During Geingob’s term, press briefings would be held telling the nation that so many millions, if not billions, of investment pledges were in the pipeline.

But we weren’t told who the investors were or in which sectors they planned to invest. These pipelines still need to reach Namibian shores.

Mind you, we have the Ministry of Industrialisation and Trade, as well as trade attaches at our foreign missions who could scout for foreign investment.

THE URGENCY OF NOW

While on foreign affairs, let me state that I have a problem with using our foreign missions as dumping grounds for failed or retired politicians.

How can they perform in some of those “rough neighbourhoods” to borrow from former American diplomat Chester Crocker’s excellent book: ‘High Noon in Southern Africa: Making Peace in a Rough Neighbourhood?’
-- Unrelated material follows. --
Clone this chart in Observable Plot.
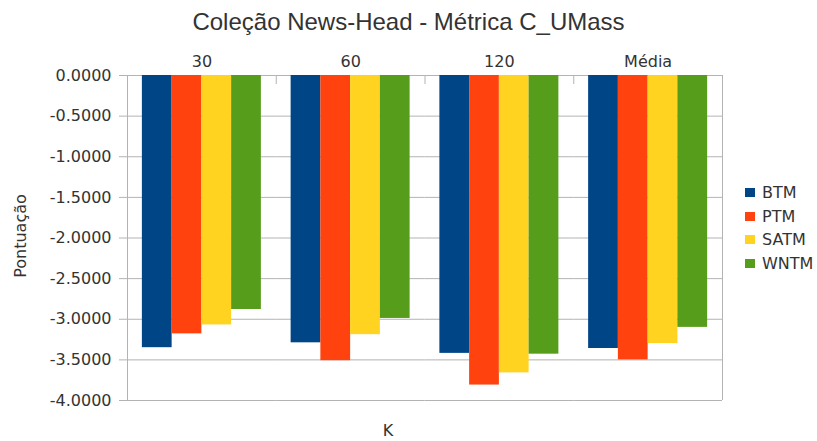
<!DOCTYPE html>
<html>
<head>
<meta charset="utf-8">
<script src="https://cdn.jsdelivr.net/npm/d3@7"></script>
<script src="https://cdn.jsdelivr.net/npm/@observablehq/plot@0.6"></script>
<style>
  html, body { margin: 0; padding: 0; background: #fff; }
  #chart { position: relative; width: 817px; height: 441px; overflow: hidden; }
  #chart svg { position: absolute; left: 0; top: 0; }
  .title { position: absolute; left: 0; width: 817px; top: 10px; text-align: center;
           font: 24px "Liberation Sans", sans-serif; line-height: 24px; color: #333; }
  .ylabel { position: absolute; left: 20px; top: 236px; transform: translate(-50%, -50%) rotate(-90deg);
            font: 16px "DejaVu Sans", sans-serif; color: #333; white-space: nowrap; }
  .xlabel { position: absolute; left: 388px; top: 423px; transform: translateX(-50%);
            font: 16px "DejaVu Sans", sans-serif; line-height: 16px; color: #333; }
  .legend { position: absolute; left: 745px; top: 181px; font: 16px "DejaVu Sans", sans-serif; color: #333; }
  .legend div { height: 23.5px; line-height: 23.5px; white-space: nowrap; }
  .legend span.sw { display: inline-block; width: 10px; height: 9px; margin-right: 7px; vertical-align: middle; position: relative; top: -1px; }
</style>
</head>
<body>
<div id="chart">
  <div class="title">Coleção News-Head - Métrica C_UMass</div>
  <div class="ylabel">Pontuação</div>
  <div class="xlabel">K</div>
  <div class="legend" id="legend"></div>
</div>
<script>
// Number of topics K (plus the average column)
const groups = ["30", "60", "120", "Média"];
// Topic models compared
const models = ["BTM", "PTM", "SATM", "WNTM"];
const colors = ["#004586", "#ff420e", "#ffd320", "#579d1c"];

// C_UMass coherence per model, one value per group (30, 60, 120, Média)
const btm  = [-3.35, -3.29, -3.42, -3.36];
const ptm  = [-3.18, -3.51, -3.81, -3.50];
const satm = [-3.07, -3.19, -3.66, -3.30];
const wntm = [-2.88, -2.99, -3.43, -3.10];

// Value axis ticks
const yTicks = [0, -0.5, -1, -1.5, -2, -2.5, -3, -3.5, -4];

const series = {BTM: btm, PTM: ptm, SATM: satm, WNTM: wntm};
const rows = groups.flatMap((k, i) => models.map(m => ({K: k, model: m, value: series[m][i]})));

const W = 817, H = 441, mt = 75, mb = 41, ml = 127, mr = 95;
const plotW = W - ml - mr, plotH = H - mt - mb;
// each group is split into 5 slots: 4 bars plus half a slot of air on either side
const slot = plotW / groups.length / (models.length + 1);
const grid = "#b3b3b3";

const first = rows.filter(d => d.model === models[0]);
const last = rows.filter(d => d.model === models[models.length - 1]);

const chart = Plot.plot({
  width: W,
  height: H,
  marginTop: mt,
  marginBottom: mb,
  marginLeft: ml,
  marginRight: mr,
  style: {fontFamily: "DejaVu Sans", fontSize: "16px", color: "#333", background: "transparent"},
  fx: {domain: groups, padding: 0, round: false, label: null, axis: null},
  x: {domain: models, paddingInner: 0, paddingOuter: 0.5, round: false, axis: null},
  y: {domain: [-4, 0], label: null, axis: null},
  color: {domain: models, range: colors},
  marks: [
    // horizontal grid, continuous across the touching facets
    Plot.ruleY(yTicks, {stroke: grid}),
    Plot.barY(rows, {fx: "K", x: "model", y: "value", fill: "model"}),
    // short separators between the groups, hanging from the zero line
    Plot.ruleX(first, {fx: "K", x: "model", stroke: grid, dx: -slot, insetBottom: plotH - 9}),
    // left and right edges of the plot area
    Plot.ruleX(first.filter(d => d.K === groups[0]), {fx: "K", x: "model", stroke: grid, dx: -slot}),
    Plot.ruleX(last.filter(d => d.K === groups[groups.length - 1]), {fx: "K", x: "model", stroke: grid, dx: slot}),
    Plot.axisY({
      ticks: yTicks, tickFormat: d => d.toFixed(4), tickSize: 8, tickPadding: 8,
      stroke: grid, fill: "#333", label: null
    }),
    Plot.axisFx({anchor: "top", tickSize: 0, tickPadding: 9, label: null, fill: "#333"})
  ]
});
document.getElementById("chart").prepend(chart);

// Legend
const legend = document.getElementById("legend");
models.forEach((m, i) => {
  const row = document.createElement("div");
  const sw = document.createElement("span");
  sw.className = "sw";
  sw.style.background = colors[i];
  row.appendChild(sw);
  row.appendChild(document.createTextNode(m));
  legend.appendChild(row);
});
</script>
</body>
</html>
Ideally, people posted to our missions should have broad training in international relations, international law, trade, diplomacy, political science or even foreign languages.

Such people should be culturally and politically savvy.

We have seen accountants, auditors and home economists being posted as ambassadors. That is why training in some of the above mentioned fields should be required.

What is to be done? I agree with professor Andre du Pisani that: “This will require an urgent reset of diplomatic training, building credible research capacity, accompanied by a restructuring of the Ministry of International Relations and Cooperation.”

I couldn’t agree more. Do we have a cheetah now?

  • – Alexactus T Kaure is a freelance writer and deconstructionist scholar.